Oleh: Pizaro Gozali Idrus
Delapan dekade bukan waktu sebentar bagi sebuah bangsa untuk berdiri, tumbuh, dan belajar memaknai kemerdekaannya. Indonesia hari ini telah menapaki usia ke-80 tahun sejak proklamasi kemerdekaan dikumandangkan pada 17 Agustus 1945.
Kita mengenang jasa para pahlawan, mengibarkan bendera, menyanyikan lagu perjuangan, dan merayakan kemerdekaan dengan penuh kebanggaan.
Namun di tengah gegap gempita perayaan, ada baiknya kita berhenti sejenak—merenung dalam diam. Sebab kemerdekaan Indonesia sejatinya bukan hanya buah dari keringat dan darah anak bangsanya sendiri, tapi juga terbangun dari doa-doa yang lirih, dari tangan-tangan yang tak terlihat, dan dari hati-hati tulus di tanah yang jauh, yang tak pernah lelah berharap kebaikan bagi perjuangan Indonesia.
Salah satunya datang dari Palestina. Pada tahun 1948, ketika Indonesia masih tertatih menghadapi Agresi Militer Belanda dan dunia belum sepenuhnya mengakui kedaulatan negeri ini, sebuah dukungan mengalir dari tanah yang jauh. Syekh Ali Taher, seorang tokoh Palestina, mengirimkan bantuan sebesar USD 150.000 untuk mendukung perjuangan diplomasi Indonesia. Sebuah angka yang sangat besar di zamannya—dan menjadi jauh lebih berarti karena datang dari bangsa yang saat itu, dan bahkan hingga kini, belum menikmati kemerdekaannya sendiri.
Dukungan-dukungan inilah yang membuat Wakil Presiden Bung Hatta menemui Mufti Palestina dan tokoh-tokoh Arab lainnya seusai menghadiri Konferensi Meja Bundar tahun 1949. “Beliau mengambil kesempatan itu untuk mengucapkan terimakasih kepada segala pihak yang menyokong perjuangan Indonesia sampai menang,” tulis Zein Hassan dalam Diplomasi Revolusi Indonesia di Luar Negeri.
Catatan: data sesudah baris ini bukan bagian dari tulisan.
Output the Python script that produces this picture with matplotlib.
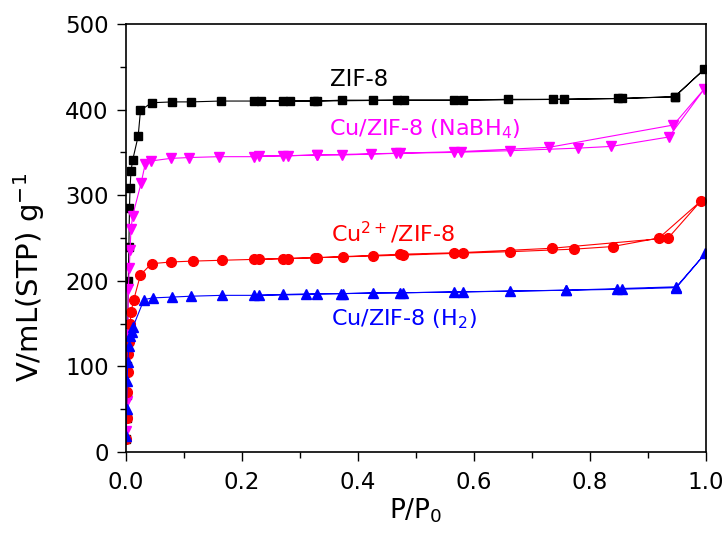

Namun, dukungan itu tak berhenti di halaman sejarah kemerdekaan. Ia melampaui batas waktu dan terus hadir dalam bentuk kepedulian yang nyata. Jauh setelah Indonesia merdeka, Palestina tetap menunjukkan cintanya.
Ketika Yogyakarta dilanda gempa pada tahun 2006, rakyat Palestina—yang saat itu hidup di bawah penjajahan dan blokade yang menyesakkan—ikut menggalang dana untuk membantu. Di tengah perut yang lapar dan kehidupan yang serba kekurangan, mereka tetap menyisihkan apa yang mereka punya. Sebab bagi mereka, memberi bukan soal mampu, tapi soal peduli.
Ketika Sumatera Barat dilanda gempa pada tahun 2009, mereka kembali hadir—mengirimkan bantuan dari negeri yang sendiri masih terluka. Dan saat pandemi COVID-19 melanda dunia pada 2021, mereka kembali menunjukkan kepeduliannya: mengirimkan alat pelindung diri (APD) untuk tenaga medis Indonesia.
Padahal mereka sendiri hidup dalam kekurangan, di bawah penjajahan, di tengah krisis kemanusiaan yang tak pernah reda. Tapi bagi mereka, solidaritas bukan soal kelapangan, melainkan soal kemanusiaan. Bukan soal berapa yang bisa diberi, tapi seberapa tulus hati ikut peduli.
Kisah-kisah ini bukan sekadar fragmen sejarah yang patut dikenang—ia adalah cermin bagi kita semua. Bahwa kemerdekaan tak pernah lahir sendirian, dan bahwa solidaritas yang paling murni tak selalu datang dari mereka yang kuat, tapi justru dari hati-hati yang penuh empati, meski dalam kesempitan.
Hari ini, saat kita menikmati kemerdekaan penuh selama 80 tahun, Palestina masih berjuang untuk bebas. Mereka belum merdeka, tetapi mereka tak pernah absen untuk Indonesia —di tengah genosida, kelaparan, dan kehilangan nyawa. Dari era revolusi hingga reformasi, ada sebuah fakta yang harus terus kita renungkan: Meski belum Merdeka, Palestina tak pernah meninggalkan kita.
Penulis adalah Direktur Eksekutif Baitul Maqdis Institute. Tulisan ini disarikan dari seminar bertajuk Peran Palestina dalam Perjuangan Kemerdekaan Indonesia di Poltekkes II Kementerian Kesehatan, Jakarta pada 16 Agustus 2025.